Nous devons donc faire preuve d’une extrême prudence lorsque certaines organisations pro-israéliennes nous indiquent que le droit international lui-même est une forme de désinformation antisémite et que les Canadiens doivent en être protégés. Ce n’est pas vrai.
En fait, comme M. Balsam vient de le dire, en se concentrant sur l’application des lois internationales à Israël, on brouille les pistes. Les ressources que nous avons investies dans la lutte contre l’antisémitisme ne tiennent pas compte des clichés et des stéréotypes contre lesquels nous devons lutter par l’éducation, et il est important que nous nous opposions à ces communications.
Rabbin Mivasair : J’ai constaté une forte augmentation des manifestations de colère à l’égard des Juifs, qui sont accusés d’être responsables des actions d’Israël. Je pense que cela diminuerait si le gouvernement canadien ne soutenait pas des initiatives telles que la définition de l’AIMH, qui associe tous les Juifs au soutien d’Israël et qui considère qu’en critiquant Israël, on fait en quelque sorte preuve d’antisémitisme.

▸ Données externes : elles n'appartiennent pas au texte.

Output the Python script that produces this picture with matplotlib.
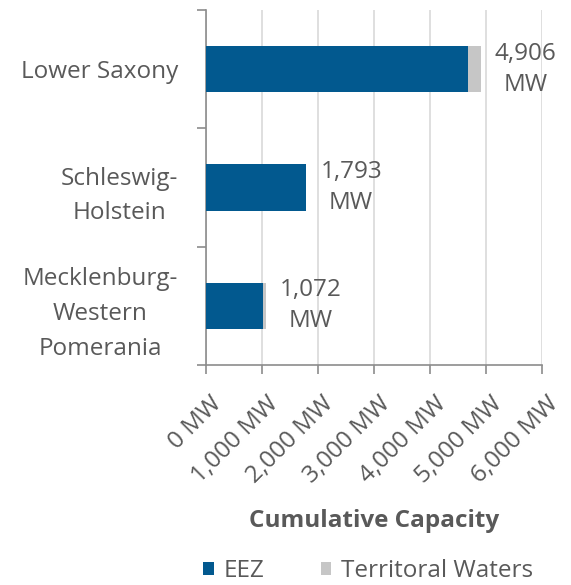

Si le gouvernement n’appuyait pas une telle définition, j’estime que moins de gens associeraient l’ensemble des Juifs à l’État d’Israël et que leur colère envers Israël ne serait pas dirigée contre le reste d’entre nous, les Juifs. C’est un élément qui doit être pris en considération lorsque l’on réfléchit aux expressions de haine en ligne.
La présidente : Nous arrivons à la fin de notre séance. Je vous remercie tous des exposés que vous nous avez donnés aujourd’hui et de votre comparution devant nous. Je vous remercie également d’avoir passé ce moment avec nous.
J’aimerais maintenant vous remercier sincèrement d’avoir accepté de participer à cette importante étude. Nous vous sommes très reconnaissants de l’aide que vous nous avez apportée dans le cadre de notre étude.
Chers collègues et invités, la partie publique de notre réunion est maintenant terminée. Nous allons suspendre la séance pendant quelques minutes, et nous la reprendrons à huis clos pour discuter d’un projet de rapport.